▶ _DATASET SECTION_:

* Begin *

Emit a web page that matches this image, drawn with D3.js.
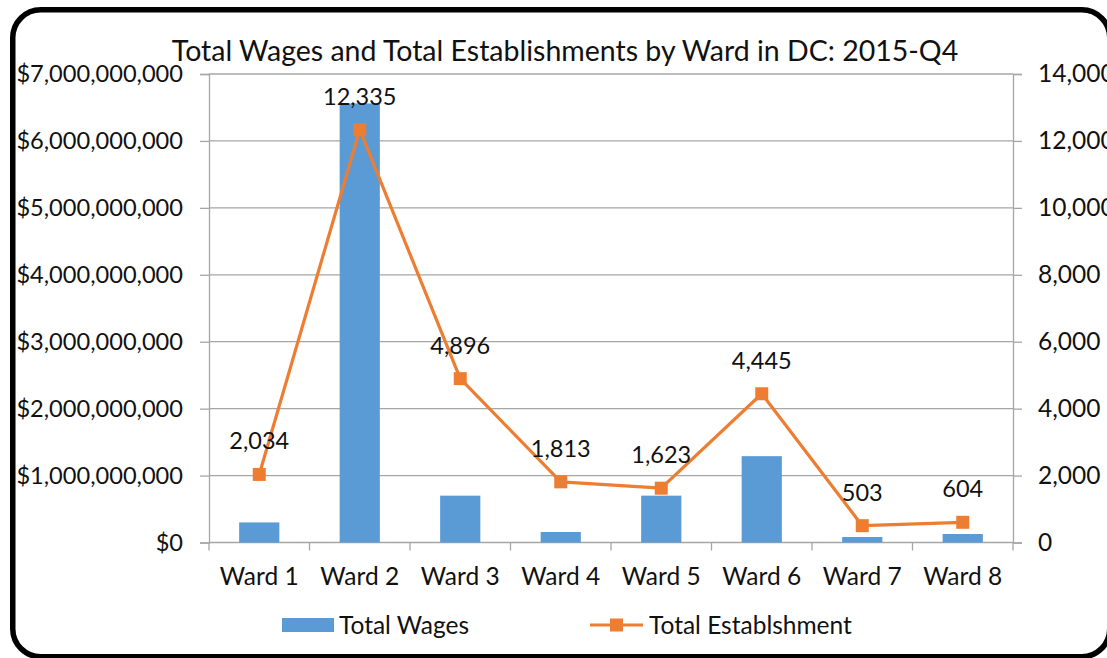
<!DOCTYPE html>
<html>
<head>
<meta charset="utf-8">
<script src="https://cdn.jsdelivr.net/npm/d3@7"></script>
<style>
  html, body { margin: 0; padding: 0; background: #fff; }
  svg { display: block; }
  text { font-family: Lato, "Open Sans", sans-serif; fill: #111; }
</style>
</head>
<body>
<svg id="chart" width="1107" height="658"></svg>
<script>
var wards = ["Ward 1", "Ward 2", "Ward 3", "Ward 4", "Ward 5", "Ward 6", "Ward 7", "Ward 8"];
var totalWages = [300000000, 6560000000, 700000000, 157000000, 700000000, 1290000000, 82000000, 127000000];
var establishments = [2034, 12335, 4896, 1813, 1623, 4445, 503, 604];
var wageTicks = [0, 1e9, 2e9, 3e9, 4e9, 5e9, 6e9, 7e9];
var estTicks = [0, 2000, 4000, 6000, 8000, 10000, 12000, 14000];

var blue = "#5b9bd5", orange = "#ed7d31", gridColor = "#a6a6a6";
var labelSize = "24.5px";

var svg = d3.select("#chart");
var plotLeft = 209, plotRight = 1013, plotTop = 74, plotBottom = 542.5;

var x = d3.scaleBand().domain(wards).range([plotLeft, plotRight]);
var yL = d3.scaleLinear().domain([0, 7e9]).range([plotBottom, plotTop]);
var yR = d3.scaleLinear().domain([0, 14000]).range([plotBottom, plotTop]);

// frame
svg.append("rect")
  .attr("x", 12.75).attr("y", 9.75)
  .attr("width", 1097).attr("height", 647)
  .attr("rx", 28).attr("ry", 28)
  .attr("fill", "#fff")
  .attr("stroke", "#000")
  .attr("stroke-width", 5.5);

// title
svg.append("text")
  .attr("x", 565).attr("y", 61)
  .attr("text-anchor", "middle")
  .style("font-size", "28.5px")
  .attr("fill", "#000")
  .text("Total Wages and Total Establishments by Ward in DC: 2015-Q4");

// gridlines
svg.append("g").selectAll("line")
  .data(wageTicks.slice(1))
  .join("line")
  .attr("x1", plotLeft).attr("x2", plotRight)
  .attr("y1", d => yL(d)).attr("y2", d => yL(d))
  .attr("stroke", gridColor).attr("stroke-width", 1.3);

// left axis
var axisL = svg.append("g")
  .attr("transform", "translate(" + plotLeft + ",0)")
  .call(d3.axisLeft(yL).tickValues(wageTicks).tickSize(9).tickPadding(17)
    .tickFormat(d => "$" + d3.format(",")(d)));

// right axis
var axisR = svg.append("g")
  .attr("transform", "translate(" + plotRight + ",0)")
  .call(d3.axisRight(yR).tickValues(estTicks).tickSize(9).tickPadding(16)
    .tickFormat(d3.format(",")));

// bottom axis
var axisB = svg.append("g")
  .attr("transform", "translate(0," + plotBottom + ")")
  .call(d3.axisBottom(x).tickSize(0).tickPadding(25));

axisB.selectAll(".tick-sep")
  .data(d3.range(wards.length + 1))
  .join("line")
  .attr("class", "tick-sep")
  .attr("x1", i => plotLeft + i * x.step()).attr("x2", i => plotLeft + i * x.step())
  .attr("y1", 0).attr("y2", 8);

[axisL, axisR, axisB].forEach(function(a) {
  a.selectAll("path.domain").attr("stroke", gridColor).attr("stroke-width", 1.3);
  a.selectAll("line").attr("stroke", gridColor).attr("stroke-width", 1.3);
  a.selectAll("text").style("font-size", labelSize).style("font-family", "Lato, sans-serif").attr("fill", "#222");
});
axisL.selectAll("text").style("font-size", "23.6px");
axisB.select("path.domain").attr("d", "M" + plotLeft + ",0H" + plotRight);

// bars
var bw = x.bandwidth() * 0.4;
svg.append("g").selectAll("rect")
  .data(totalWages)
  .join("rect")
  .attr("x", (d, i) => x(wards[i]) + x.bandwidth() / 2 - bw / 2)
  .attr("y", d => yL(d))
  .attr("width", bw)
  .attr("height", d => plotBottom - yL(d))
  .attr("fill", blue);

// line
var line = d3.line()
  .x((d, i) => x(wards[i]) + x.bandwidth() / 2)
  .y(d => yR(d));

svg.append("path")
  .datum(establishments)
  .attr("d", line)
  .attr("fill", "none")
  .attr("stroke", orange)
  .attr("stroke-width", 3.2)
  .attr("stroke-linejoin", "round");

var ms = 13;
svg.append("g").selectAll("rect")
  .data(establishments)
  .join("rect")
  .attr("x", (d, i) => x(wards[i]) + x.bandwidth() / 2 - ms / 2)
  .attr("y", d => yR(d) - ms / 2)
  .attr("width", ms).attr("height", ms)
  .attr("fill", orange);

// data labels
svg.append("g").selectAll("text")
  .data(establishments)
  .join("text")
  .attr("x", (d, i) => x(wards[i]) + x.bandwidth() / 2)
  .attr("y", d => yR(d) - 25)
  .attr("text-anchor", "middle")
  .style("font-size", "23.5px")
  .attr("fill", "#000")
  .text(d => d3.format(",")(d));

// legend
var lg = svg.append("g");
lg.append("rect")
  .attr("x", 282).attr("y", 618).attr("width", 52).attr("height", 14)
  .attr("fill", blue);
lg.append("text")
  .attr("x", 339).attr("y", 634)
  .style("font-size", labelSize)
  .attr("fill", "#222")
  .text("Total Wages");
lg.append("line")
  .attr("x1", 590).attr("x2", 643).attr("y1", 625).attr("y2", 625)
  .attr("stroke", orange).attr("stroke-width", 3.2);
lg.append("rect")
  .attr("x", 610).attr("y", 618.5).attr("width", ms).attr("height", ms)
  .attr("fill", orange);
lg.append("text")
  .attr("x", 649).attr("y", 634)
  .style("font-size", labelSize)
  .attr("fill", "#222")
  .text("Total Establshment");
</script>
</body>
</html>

* End *

▶ _GOAL OF THE EXERCISE_:
Everything from the top line of the data down to and including the line with "var plotLeft = 209, plotRight" is to be copied, except the pictures.

▶ _EXERCISE ANSWER_:
Emit a web page that matches this image, drawn with D3.js.
<!DOCTYPE html>
<html>
<head>
<meta charset="utf-8">
<script src="https://cdn.jsdelivr.net/npm/d3@7"></script>
<style>
  html, body { margin: 0; padding: 0; background: #fff; }
  svg { display: block; }
  text { font-family: Lato, "Open Sans", sans-serif; fill: #111; }
</style>
</head>
<body>
<svg id="chart" width="1107" height="658"></svg>
<script>
var wards = ["Ward 1", "Ward 2", "Ward 3", "Ward 4", "Ward 5", "Ward 6", "Ward 7", "Ward 8"];
var totalWages = [300000000, 6560000000, 700000000, 157000000, 700000000, 1290000000, 82000000, 127000000];
var establishments = [2034, 12335, 4896, 1813, 1623, 4445, 503, 604];
var wageTicks = [0, 1e9, 2e9, 3e9, 4e9, 5e9, 6e9, 7e9];
var estTicks = [0, 2000, 4000, 6000, 8000, 10000, 12000, 14000];

var blue = "#5b9bd5", orange = "#ed7d31", gridColor = "#a6a6a6";
var labelSize = "24.5px";

var svg = d3.select("#chart");
var plotLeft = 209, plotRight = 1013, plotTop = 74, plotBottom = 542.5;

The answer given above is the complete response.